September 05, 2006

Pacifists kill 10,000 a week...

Penraker on Darfur...

10,000 dead a week. That is the latest estimate of where the death toll in Darfur will be at the end of the year, if nothing is done...

...Do you understand the magnitude of cynicism this represents? For a month or so, we were treated to pictures of dead babies being held up in Lebanon. "People are DYING!" shouted Juan Williams at his fellow panel members on Fox News sunday, frustrated with the Bush administration for letting it go on. The media was filled with loud and passionate condemnations of the death toll. And this was when it was at 300 or so.

But infinitely more people were dying in Darfur. The same Arab Nations that were howling with compassion for the people of Lebanon have refused to let in a peacekeeping force that would stop the death in Darfur.

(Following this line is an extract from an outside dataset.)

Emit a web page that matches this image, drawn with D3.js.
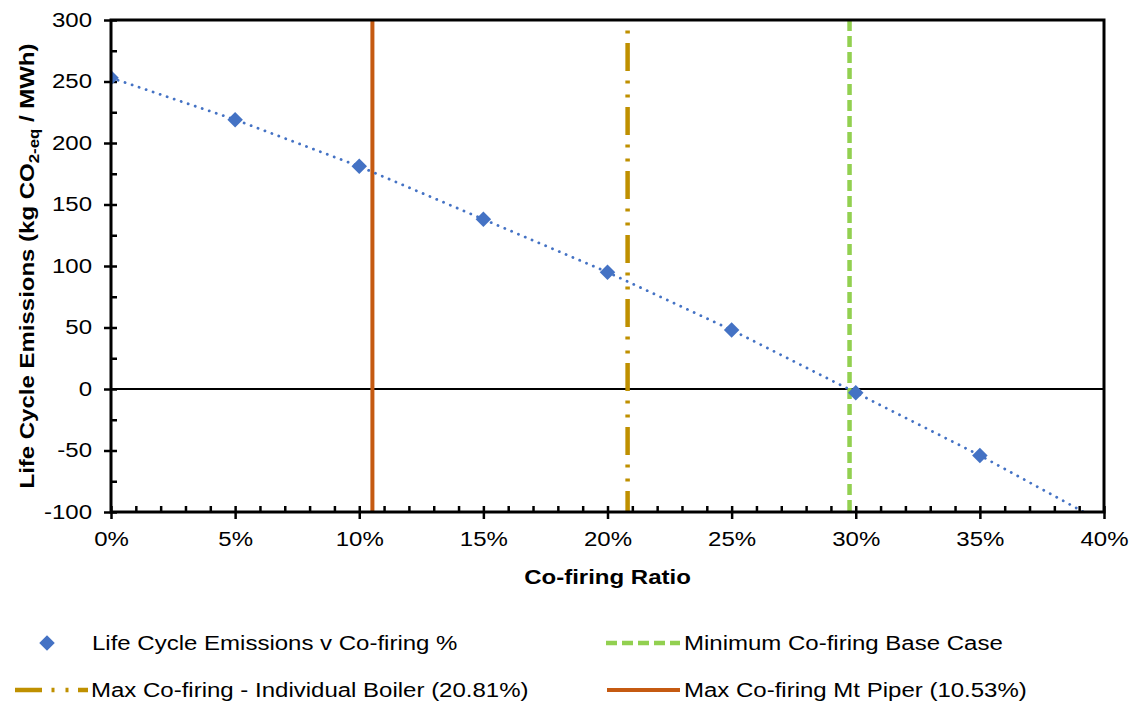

This is the most disgusting spectacle I have ever witnessed in my life...

There's only ONE WAY that the genocide in Darfur can be stopped. That is if the United States of America (probably enjoying the assistance of the few decent nations in the world, i.e. the Anglosphere) steps in and stops it with military force. There's no other way.

And at this time that solution is not possible, because the Administration has to use every penny of its political capital to keep the WoT going against the non-stop opposition and obstruction of leftist appeasers and "anti-war" Copperheads, and the UN, EU, Russia and China.

We could do this job with ease. A couple of battalions would be enough, if they are allowed to use deadly force without having their hands tied. "Oh no! That would be murrrrder! That would be un-Chrisssstian! That would be WARRRR, instead of the happy happy peace that we happily enjoy so happily now!"

Putting it that way just emphasizes once again how the word "war" means something very different than it used to. Wars are now to stop slaughters. Wars are now to protect the innocent. Wars are to bring peace. And the people who opposes them are the real "warmongers."

Posted by John Weidner at September 5, 2006 08:02 AM
Comments

A-frickin'-men.

Posted by: Ethan Hahn at September 5, 2006 09:39 AM

If we have a couple battalions to spare for combat ops, ought we not use them in Iraq?

Posted by: andrew Cory at September 5, 2006 11:45 AM

No. That's what we are training the Iraqi Defense Forces for. Freedom means fighting your own battles...

Posted by: John Weidner at September 5, 2006 05:44 PM

I don't _disagree_, but... are you saying that we have all the forces in Iraq that we need? More than we need? less? I tend to think that we have less than we need in there right now, myself...

Posted by: Andrew Cory at September 5, 2006 06:02 PM

Well, it depends on what you mean by "enough", Andrew.

Most of Iraq is quiet. What's grabbing the headlines is unrest in and around Baghdad, which also happens to be fertile ground for dead-enders and other troublemakers being funded and egged on by Iran. (And the fact that most of Iraq is quiet, and that the troublemakers are backed by Iran are two facts the MSM doesn't tell us, quelle surprise.) We have enough troops to lock the region down, if we wanted to, but I think the idea, as John notes, it to let the Iraqis do it themselves, the better to learn how to do it. It's their country, and they should be the ones running it when we leave-- not Iranian-sponsored thugs.

We could be bringing some troops home now, I suspect, except we have unfinished business with the Syrians and the Iranians. The velvet glove of diplomacy is nice, but it's meaningless if you don't have the forces on hand to provide the iron fist inside that glove.

Posted by: Hale Adams at September 5, 2006 06:51 PM

My guess--of course it's just a guess--is that numbers of troops is not the problem. Intelligence gathering and the right political moves by the Iraqi government are what's needed. And more and more of the actual combat is being done by Iraqi units

I think one of the most important things we are doing is, by just being there we lend our credibility to the Iraqi government. And our presence is tacitly saying, "Don't even think about a military coup or a (real) civil war."